One of the things that blew my mind the first time I learned about it is bootstrapping. Although very counterintuitive at first glance, it makes perfect sense to estimate the accuracy of your sample estimates, given that you have a representative sample. In this blog post I explain how you can calculate confidence intervals for any difference in estimate between two samples, using the simpleboot R package.
First we load in the packages. I load in the simpleboot package for performing the two-sample bootstrap and I will use ggplot2 for demonstration.
Next, I generate two samples of data where we can perform the bootstrap on. I also plot their densities to show how these two samples differ from each other.

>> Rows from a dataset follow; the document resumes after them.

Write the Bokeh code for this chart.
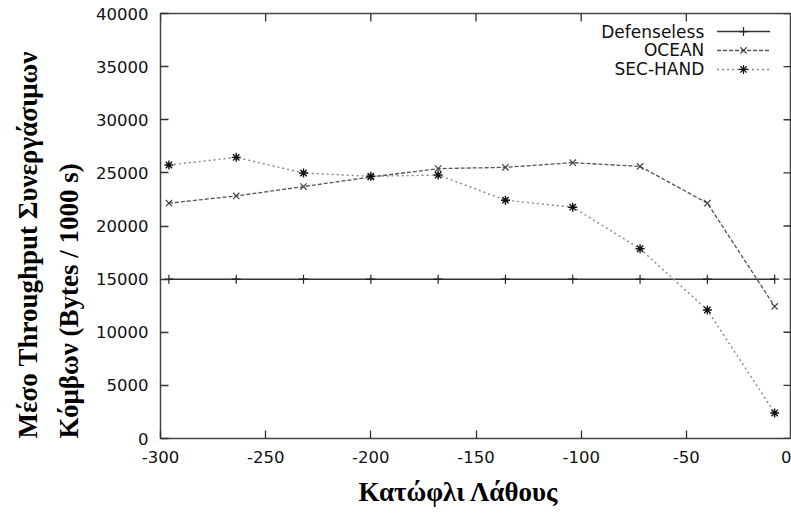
from bokeh.plotting import figure
from bokeh.models import Range1d, FixedTicker, Label, Title
from bokeh.embed import file_html
from bokeh.resources import INLINE

# ---- data ----
x_vals = [-296, -264, -232, -200, -168, -136, -104, -72, -40, -8]
defenseless = [15000, 15000, 15000, 15000, 15000, 15000, 15000, 15000, 15000, 15000]
ocean = [22150, 22830, 23710, 24610, 25400, 25520, 25960, 25610, 22150, 12430]
sec_hand = [25740, 26460, 24990, 24680, 24800, 22430, 21770, 17860, 12090, 2400]
series_names = ["Defenseless", "OCEAN", "SEC-HAND"]
x_ticks = [-300, -250, -200, -150, -100, -50, 0]
y_ticks = [0, 5000, 10000, 15000, 20000, 25000, 30000, 35000, 40000]
x_title = "Κατώφλι Λάθους"
y_title_1 = "Μέσο Throughput  Συνεργάσιμων"
y_title_2 = "Κόμβων  (Bytes / 1000 s)"

X0, X1, Y0, Y1 = -300, 0, 0, 40000
W, H = 791, 515
BL, BR, BT, BB = 160, 0, 13, 76

p = figure(width=W, height=H, output_backend="svg", toolbar_location=None,
           x_range=Range1d(X0, X1), y_range=Range1d(Y0, Y1),
           min_border_left=BL, min_border_right=BR, min_border_top=BT, min_border_bottom=BB)
p.background_fill_color = "white"
p.border_fill_color = "white"
p.outline_line_color = "#444444"
p.outline_line_width = 1.5
p.xgrid.visible = False
p.ygrid.visible = False

tick_font = "DejaVu Sans"

def style_axis(ax, ticks):
    ax.ticker = FixedTicker(ticks=ticks)
    ax.major_label_overrides = {t: str(t) for t in ticks}
    ax.axis_line_color = None
    ax.major_tick_in = 8
    ax.major_tick_out = 0
    ax.minor_tick_line_color = None
    ax.major_tick_line_color = "#333333"
    ax.major_tick_line_width = 1.3
    ax.major_label_text_font = tick_font
    ax.major_label_text_color = "#111111"
    ax.major_label_text_font_size = "16.5px"
    ax.major_label_standoff = 12

xa = p.xaxis[0]
ya = p.yaxis[0]
style_axis(xa, x_ticks)
style_axis(ya, y_ticks)

# axis titles (left-aligned two-line y title, shifted x title as in reference)
p.add_layout(Title(text=y_title_2, align="left", text_font="Liberation Serif",
                   text_font_style="bold", text_font_size="27px", text_color="black",
                   standoff=19), "left")
p.add_layout(Title(text=y_title_1, align="left", text_font="Liberation Serif",
                   text_font_style="bold", text_font_size="27px", text_color="black",
                   standoff=0), "left")
p.add_layout(Title(text=x_title, align="left", offset=198, text_font="Liberation Serif",
                   text_font_style="bold", text_font_size="27px", text_color="black",
                   standoff=18), "below")

# mirrored inward ticks on the top and right frame edges (8 px long)
frame_w = W - BL - BR
frame_h = H - BT - BB
tdy = 8 * (Y1 - Y0) / frame_h
tdx = 8 * (X1 - X0) / frame_w
p.segment(x0=x_ticks, y0=[Y1] * len(x_ticks), x1=x_ticks, y1=[Y1 - tdy] * len(x_ticks),
          line_color="#333333", line_width=1.3)
p.segment(x0=[X1] * len(y_ticks), y0=y_ticks, x1=[X1 - tdx] * len(y_ticks), y1=y_ticks,
          line_color="#333333", line_width=1.3)

# ---- series ----
p.line(x_vals, defenseless, line_color="#333333", line_width=1.5)
p.scatter(x_vals, defenseless, marker="cross", size=9, line_color="#222222", line_width=1.2)

p.line(x_vals, ocean, line_color="#555555", line_width=1.3, line_dash="4 2")
p.scatter(x_vals, ocean, marker="x", size=9, line_color="#444444", line_width=1.2)

p.line(x_vals, sec_hand, line_color="#888888", line_width=1.4, line_dash="2 3")
p.scatter(x_vals, sec_hand, marker="asterisk", size=9, line_color="#111111", line_width=1.4)

# ---- legend (text left of glyph sample, as in reference) ----
leg_text_x = X0 + 0.8617 * (X1 - X0)
leg_line_x0 = X0 + 0.882 * (X1 - X0)
leg_line_x1 = X0 + 0.966 * (X1 - X0)
leg_mark_x = (leg_line_x0 + leg_line_x1) / 2
leg_ys = [Y0 + f * (Y1 - Y0) for f in (0.9575, 0.913, 0.8685)]
leg_styles = [
    dict(color="#333333", dash="solid", marker="cross", mcolor="#222222"),
    dict(color="#555555", dash="4 2", marker="x", mcolor="#444444"),
    dict(color="#888888", dash="2 3", marker="asterisk", mcolor="#111111"),
]
for name, ly, st in zip(series_names, leg_ys, leg_styles):
    p.add_layout(Label(x=leg_text_x, y=ly, text=name, text_align="right",
                       text_baseline="middle", text_font="DejaVu Sans",
                       text_font_size="17px", text_color="#111111"))
    p.segment(x0=[leg_line_x0], y0=[ly], x1=[leg_line_x1], y1=[ly],
              line_color=st["color"], line_width=1.5, line_dash=st["dash"])
    p.scatter([leg_mark_x], [ly], marker=st["marker"], size=9,
              line_color=st["mcolor"], line_width=1.2)

open("out.html", "w").write(file_html(p, INLINE))
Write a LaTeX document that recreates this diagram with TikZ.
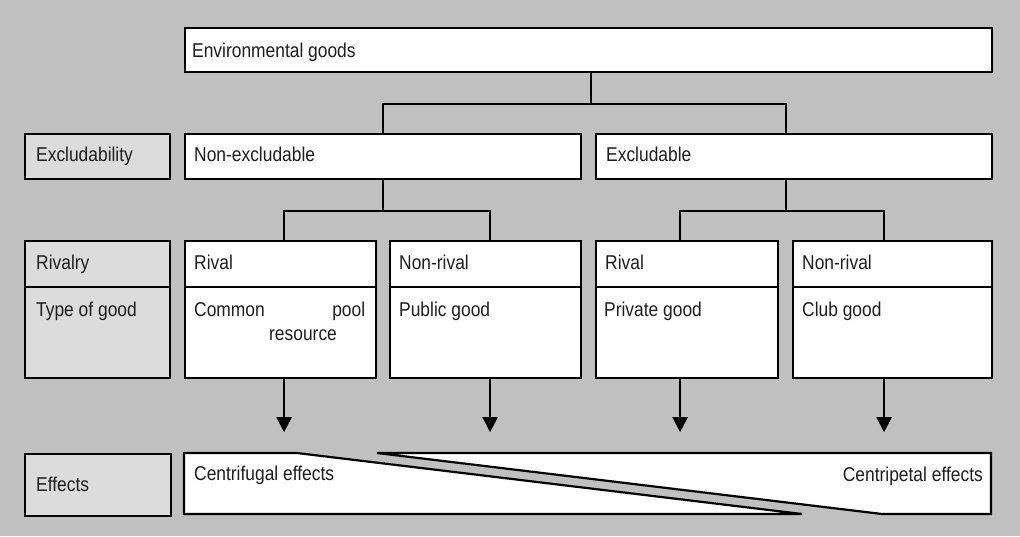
\documentclass[tikz,border=0pt]{standalone}
\usepackage{fontspec}
\setmainfont[FakeStretch=0.87]{Liberation Sans}
\usetikzlibrary{calc,arrows.meta}
\definecolor{bggray}{HTML}{C0C0C0}
\definecolor{labelgray}{HTML}{DCDCDC}
\definecolor{textcol}{HTML}{1E1E1E}
\begin{document}
\begin{tikzpicture}[x=1pt,y=-1pt,
  box/.style={draw=black,line width=2.2pt,fill=white,inner sep=0pt,anchor=north west},
  lbox/.style={box,fill=labelgray},
  txt/.style={inner sep=0pt,anchor=base west,font=\fontsize{20}{24}\selectfont,text=textcol},
  conn/.style={line width=2.2pt},
  arr/.style={line width=2.2pt,-{Triangle[width=15pt,length=15pt]}},
  shape edge/.style={draw=black,line width=2.2pt,fill=white}]
\fill[bggray] (0,0) rectangle (1020,536);
\useasboundingbox (0,0) rectangle (1020,536);

% top box
\node[box,minimum width=807pt,minimum height=44pt] (env) at (184,27) {};
\node[txt] (tenv) at (192,57) {Environmental goods};

% excludability row
\node[lbox,minimum width=145pt,minimum height=45pt] (lexc) at (24,133) {};
\node[txt] (tlexc) at (36,161) {Excludability};
\node[box,minimum width=396pt,minimum height=45pt] (nex) at (184,133) {};
\node[txt] (tnex) at (194,161) {Non-excludable};
\node[box,minimum width=396pt,minimum height=45pt] (exc) at (595,133) {};
\node[txt] (texc) at (606,161) {Excludable};

% rivalry row
\node[lbox,minimum width=145pt,minimum height=46pt] (lriv) at (24,240) {};
\node[txt] (tlriv) at (36,269) {Rivalry};
\node[box,minimum width=191pt,minimum height=46pt] (r1) at (184,240) {};
\node[txt] (tr1) at (194,269) {Rival};
\node[box,minimum width=191pt,minimum height=46pt] (r2) at (389,240) {};
\node[txt] (tr2) at (399,269) {Non-rival};
\node[box,minimum width=182pt,minimum height=46pt] (r3) at (595,240) {};
\node[txt] (tr3) at (605,269) {Rival};
\node[box,minimum width=199pt,minimum height=46pt] (r4) at (792,240) {};
\node[txt] (tr4) at (802,269) {Non-rival};

% type of good row
\node[lbox,minimum width=145pt,minimum height=91pt] (ltyp) at (24,286) {};
\node[txt] (tltyp) at (36,316) {Type of good};
\node[box,minimum width=191pt,minimum height=91pt] (t1) at (184,286) {};
\node[txt] (tt1a) at (194,316) {\makebox[171pt][s]{Common\hfill pool}};
\node[txt] (tt1b) at (269,340) {resource};
\node[box,minimum width=191pt,minimum height=91pt] (t2) at (389,286) {};
\node[txt] (tt2) at (399,316) {Public good};
\node[box,minimum width=182pt,minimum height=91pt] (t3) at (595,286) {};
\node[txt] (tt3) at (604,316) {Private good};
\node[box,minimum width=199pt,minimum height=91pt] (t4) at (792,286) {};
\node[txt] (tt4) at (802,316) {Club good};

% connectors
\draw[conn] ([xshift=2.5pt]env.south) -- ++(0,31) coordinate (ja);
\draw[conn] (nex.north) |- (ja) -| ([xshift=-8pt]exc.north);
\draw[conn] (nex.south) -- ++(0,31) coordinate (jb);
\draw[conn] ([xshift=3.5pt]r1.north) |- (jb) -| ([xshift=4.5pt]r2.north);
\draw[conn] ([xshift=-8pt]exc.south) -- ++(0,31) coordinate (jc);
\draw[conn] ([xshift=-7pt]r3.north) |- (jc) -| ([xshift=-8.5pt]r4.north);

% arrows
\draw[arr] ([xshift=3.5pt]t1.south) -- ++(0,53);
\draw[arr] ([xshift=4.5pt]t2.south) -- ++(0,53);
\draw[arr] ([xshift=-7pt]t3.south) -- ++(0,53);
\draw[arr] ([xshift=-8.5pt]t4.south) -- ++(0,53);

% effects row
\node[lbox,minimum width=146pt,minimum height=62pt] (leff) at (24,453) {};
\node[txt] (tleff) at (36,491) {Effects};
\coordinate (cfa) at (184,453);
\coordinate (cfb) at (297,453);
\coordinate (cfc) at (802,514);
\coordinate (cfd) at (184,514);
\draw[shape edge] (cfa) -- (cfb) -- (cfc) -- (cfd) -- cycle;
\coordinate (cpa) at (377,453);
\coordinate (cpb) at (991,453);
\coordinate (cpc) at (991,514);
\coordinate (cpd) at (882,514);
\draw[shape edge] (cpa) -- (cpb) -- (cpc) -- (cpd) -- cycle;
\node[txt] (tcf) at (194,480) {Centrifugal effects};
\node[txt,anchor=base east] (tcp) at (983,481) {Centripetal effects};
\end{tikzpicture}
\end{document}
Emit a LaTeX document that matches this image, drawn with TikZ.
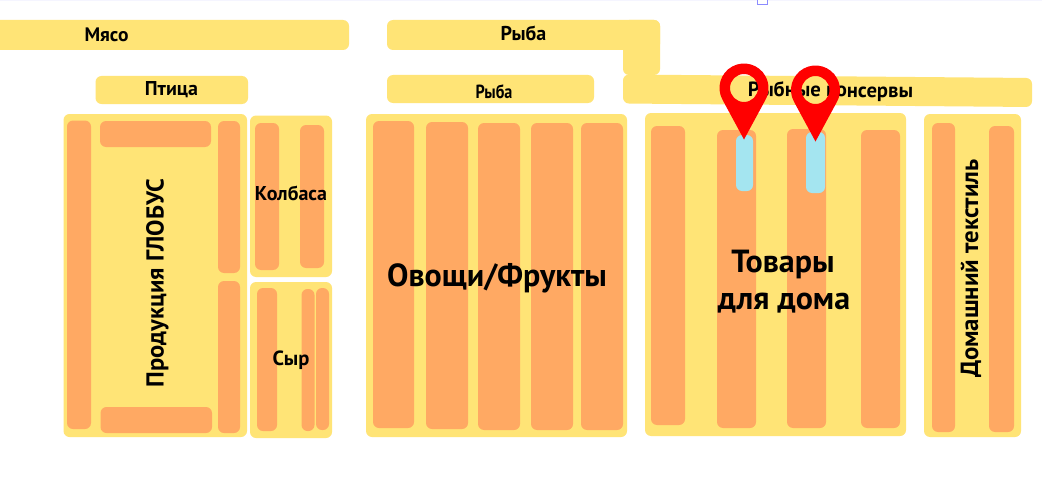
\documentclass[tikz,border=0pt]{standalone}
\usepackage{fontspec}
\setmainfont{PT Sans}
\definecolor{shelfY}{HTML}{FFE476}
\definecolor{shelfO}{HTML}{FFA963}
\definecolor{shelfB}{HTML}{A4E5F0}
\definecolor{pinR}{HTML}{FF0000}
\newcommand{\blk}[5]{\fill[#1] (#2,#3) rectangle (#4,#5);}
\newcommand{\fs}[1]{\fontsize{#1}{#1}\selectfont\bfseries}
\newcommand{\pinmark}[2]{\begin{scope}[shift={(#1,#2)}]
\fill[pinR,even odd rule] (-21.5,11.76) arc[start angle=151.3,end angle=388.7,radius=24.5] -- (0,51.5) -- cycle (14,0) arc[start angle=0,end angle=360,radius=14];
\end{scope}}
\tikzset{
 yel/.style={fill=shelfY,rounded corners=6pt},
 ora/.style={fill=shelfO,rounded corners=6pt},
 blu/.style={fill=shelfB,rounded corners=6pt},
 lab/.style={inner sep=0pt,text=black,align=center}
}
\begin{document}
\begin{tikzpicture}[x=1pt,y=-1pt]
\useasboundingbox (0,0) rectangle (1042,495);
\clip (0,0) rectangle (1042,495);
\fill[white] (0,0) rectangle (1042,495);
\fill[blue!4] (0,0) rectangle (1042,1);
\draw[blue!45!white,line width=.8pt,fill=white] (757.5,-2) rectangle (767,4.5);
% header bars
\blk{yel}{-10}{20}{349}{50}
\blk{yel}{95.5}{76}{248}{104}
\blk{yel}{387}{20}{660}{50}
\blk{yel}{623}{20}{660}{75}
\blk{yel}{387}{75}{594}{103}
\fill[yel] (623,74.5) -- (1032,78) -- (1032,107) -- (623,103.5) -- cycle;
% left block
\blk{yel}{63.5}{114}{247}{437}
\blk{ora}{67}{120.5}{91}{429}
\blk{ora}{100}{121}{211}{147}
\blk{ora}{218}{121}{240}{273}
\blk{ora}{218}{281}{240}{433}
\blk{ora}{100.5}{407}{212}{433}
% sausage block
\blk{yel}{250}{115.5}{332}{277}
\blk{ora}{255}{123}{279}{270}
\blk{ora}{300}{125}{324}{268}
% cheese block
\blk{yel}{250}{282}{332}{438}
\blk{ora}{257}{288}{277}{431}
\blk{ora}{301.5}{289}{314.5}{431}
\blk{ora}{316}{288}{329}{430}
% vegetables block
\blk{yel}{366}{114}{627}{437}
\blk{ora}{373}{121}{414}{428}
\blk{ora}{426}{122}{468}{429}
\blk{ora}{478}{123}{520}{430}
\blk{ora}{531}{123}{573}{430}
\blk{ora}{581}{123}{623}{430}
% household block
\blk{yel}{645}{113}{906}{436}
\blk{ora}{651}{126}{685}{425}
\blk{ora}{717}{130}{756}{428}
\blk{ora}{787}{129}{826}{428}
\blk{ora}{861}{130}{900}{428}
\blk{blu}{736}{135}{753}{191}
\blk{blu}{806}{132}{825}{193}
% textile block
\blk{yel}{924}{114}{1021}{437}
\blk{ora}{932}{123}{955}{432}
\blk{ora}{989}{126}{1014}{432}
% labels
\node[lab] (myaso) at (106.5,34.5) {\fs{19.5}Мясо};
\node[lab] (ptitsa) at (171.5,89.5) {\fs{20}Птица};
\node[lab] (ryba1) at (523.5,33.5) {\fs{20}Рыба};
\node[lab,xscale=.85] (ryba2) at (494,91.5) {\fs{19}Рыба};
\node[lab,rotate=-.5] (konserv) at (830.5,91.5) {\fs{20.6}Рыбные консервы};
\node[lab,rotate=90] (globus) at (157.5,283) {\fs{24.5}Продукция ГЛОБУС};
\node[lab] (kolb) at (291,193.5) {\fs{20}Колбаса};
\node[lab] (syr) at (291,360.5) {\fs{20.5}Сыр};
\node[lab] (veg) at (497,278) {\fs{32}Овощи/Фрукты};
\node[lab] (tov1) at (783,264) {\fs{32}Товары};
\node[lab] (tov2) at (784,303) {\fs{32}для дома};
\node[lab,rotate=90] (dom) at (971,268.5) {\fs{24.8}Домашний текстиль};
% pins
\pinmark{744}{88}
\pinmark{815.5}{90}
\end{tikzpicture}
\end{document}
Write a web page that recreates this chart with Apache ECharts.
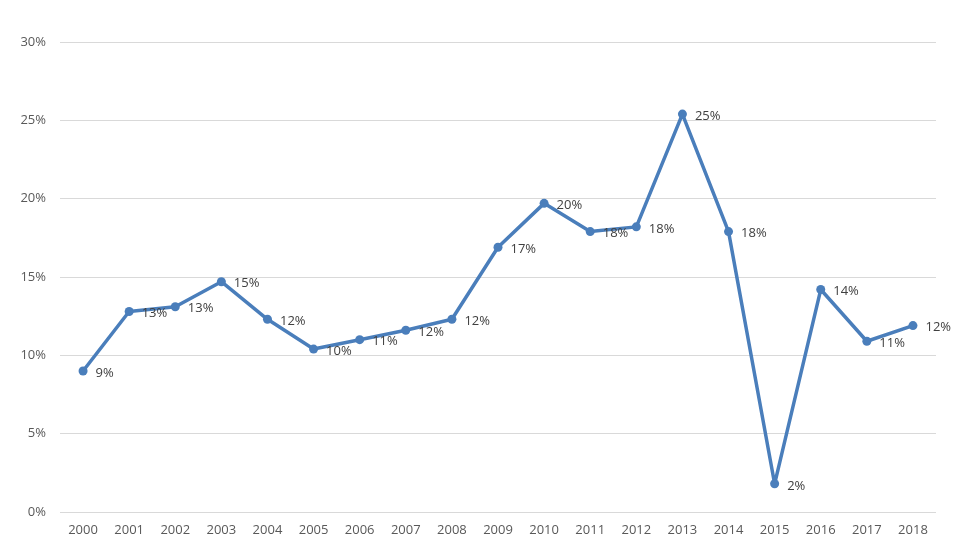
<!DOCTYPE html>
<html>
<head>
<meta charset="utf-8">
<script src="https://cdn.jsdelivr.net/npm/echarts@6/dist/echarts.min.js"></script>
<style>
  html, body { margin: 0; padding: 0; background: #fff; }
  #chart { width: 965px; height: 557px; }
</style>
</head>
<body>
<div id="chart"></div>
<script>
  // years on the x axis
  const years = ['2000', '2001', '2002', '2003', '2004', '2005', '2006', '2007', '2008', '2009',
    '2010', '2011', '2012', '2013', '2014', '2015', '2016', '2017', '2018']
  // growth rate, percent
  const rates = [9.0, 12.8, 13.1, 14.7, 12.3, 10.4, 11.0, 11.6, 12.3, 16.9,
    19.7, 17.9, 18.2, 25.4, 17.9, 1.8, 14.2, 10.9, 11.9]

  let elem = echarts.init(document.getElementById('chart'))
  let option = {
    animation: false,
    textStyle: { fontFamily: 'Open Sans' },
    grid: { left: 60, right: 29, top: 42, bottom: 45 },
    xAxis: {
      type: 'category',
      data: years,
      boundaryGap: true,
      axisLine: { show: false },
      axisTick: { show: false },
      axisLabel: { color: '#595959', fontSize: 13, margin: 12 }
    },
    yAxis: {
      type: 'value',
      min: 0,
      max: 30,
      interval: 5,
      axisLine: { show: false },
      axisTick: { show: false },
      axisLabel: { color: '#595959', fontSize: 13, margin: 14, formatter: '{value}%' },
      splitLine: { lineStyle: { color: '#d9d9d9', width: 1 } }
    },
    series: [
      {
        type: 'line',
        data: rates,
        symbol: 'circle',
        symbolSize: 9,
        lineStyle: { color: '#4a7ebb', width: 3.5 },
        itemStyle: { color: '#4a7ebb' },
        label: {
          show: true,
          position: 'right',
          distance: 8,
          offset: [0, 2],
          color: '#404040',
          fontSize: 13,
          formatter: (p) => Math.round(p.value) + '%'
        }
      }
    ]
  }
  elem.setOption(option)
</script>
</body>
</html>
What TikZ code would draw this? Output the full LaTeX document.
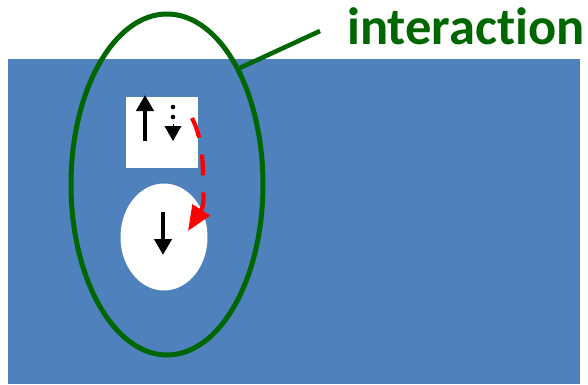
\documentclass[tikz,border=0pt]{standalone}
\usepackage{fontspec}
\setmainfont{Carlito}[Ligatures={NoCommon,NoRequired,NoContextual}]
\usetikzlibrary{shapes.geometric,arrows.meta}
\definecolor{bluebg}{HTML}{4F81BD}
\definecolor{dgreen}{HTML}{006600}
\begin{document}
\begin{tikzpicture}[x=1pt,y=-1pt,
  spinarrow/.style={line width=4pt,-{Triangle[length=16pt,width=17pt]}},
  greenline/.style={draw=dgreen,line width=4.5pt},
  redarrow/.style={draw=red,line width=4.2pt,dash pattern=on 21pt off 17pt,-{Triangle[length=25pt,width=20pt]}}]
\useasboundingbox (0,0) rectangle (588,384);
\fill[bluebg] (8,59) rectangle (580,384);
\node[fill=white,minimum width=72pt,minimum height=71pt,inner sep=0pt] (box) at (162,132.5) {};
\node[fill=white,ellipse,minimum width=87pt,minimum height=107pt,inner sep=0pt] (site) at (164,237) {};
\coordinate (upS) at (145,141);
\coordinate (upE) at (145,95);
\draw[spinarrow] (upS) -- (upE);
\fill (173,107) circle (2.3pt) coordinate (d1);
\fill (173,117) circle (2.3pt) coordinate (d2);
\coordinate (dnS) at (173,124);
\coordinate (dnE) at (173,141);
\draw[line width=0pt,-{Triangle[length=15pt,width=17pt]}] (dnS) -- (dnE);
\coordinate (ciS) at (163,212);
\coordinate (ciE) at (163,255);
\draw[spinarrow] (ciS) -- (ciE);
\coordinate (rS) at (192,118);
\coordinate (rE) at (188,231);
\draw[redarrow] (rS) .. controls (201,136) and (203,155) .. (203,180) .. controls (203,195) and (205,204) .. (rE);
\node[draw=dgreen,line width=5pt,ellipse,minimum width=192pt,minimum height=341pt,inner sep=0pt] (inter) at (167,184.5) {};
\node[anchor=base west,inner sep=0pt,text=dgreen,font=\fontsize{52.5}{52.5}\selectfont\bfseries] (lbl) at (347,44) {interaction};
\coordinate (lS) at (320,31);
\draw[greenline] (lS) -- (inter.58);
\end{tikzpicture}
\end{document}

sample1 <- data.frame(sample = 'first sample', values = rnorm(1200,24,5)) sample2 <- data.frame(sample = 'second sample', values = rnorm(1600,20,5)) samples <- rbind(sample1,sample2) ggplot(samples,aes(x = values, col = sample, fill = sample, group = sample)) + geom_density(alpha=0.2)
Next up, I bootstrap the mean difference of the two samples. I resample (with replacement of course) 2500 times.
bootstrapped <- two.boot(sample1$values, sample2$values, mean, 2500)
The bootstrapped object is a list. The most interesting elements are the initial sample mean (t0), the sample differences (t), the amount of resamples (R), the data, the seed, etc.
In the next part of the code, I turn the vector of sample differences into a data frame so that I can use it in ggplot. I plot the differences as a histogram and add three vertical lines: the initial sample mean and the confidence interval boundaries (p = 0.05).
bootstrapped_mean_diff <- data.frame(bootstrapped$t) colnames(bootstrapped_mean_diff) <- 'mean_diffs' ggplot(bootstrapped_mean_diff, aes(x=mean_diffs)) + geom_histogram(bins=20, alpha=0.8) + geom_vline(xintercept = bootstrapped$t0, size = 1.5) + geom_vline(xintercept = quantile(bootstrapped_mean_diff$mean_diffs, 0.05), size = 1, linetype = 'dashed') + geom_vline(xintercept = quantile(bootstrapped_mean_diff$mean_diffs, 0.95), size = 1, linetype = 'dashed') + xlab('sample mean') + ylab('bootstrapped count')
Given this information we got from bootstrapping our samples, we can reject the null hypothesis that both means are the same. On a p = 0.05 level, we can see that both samples have a different mean.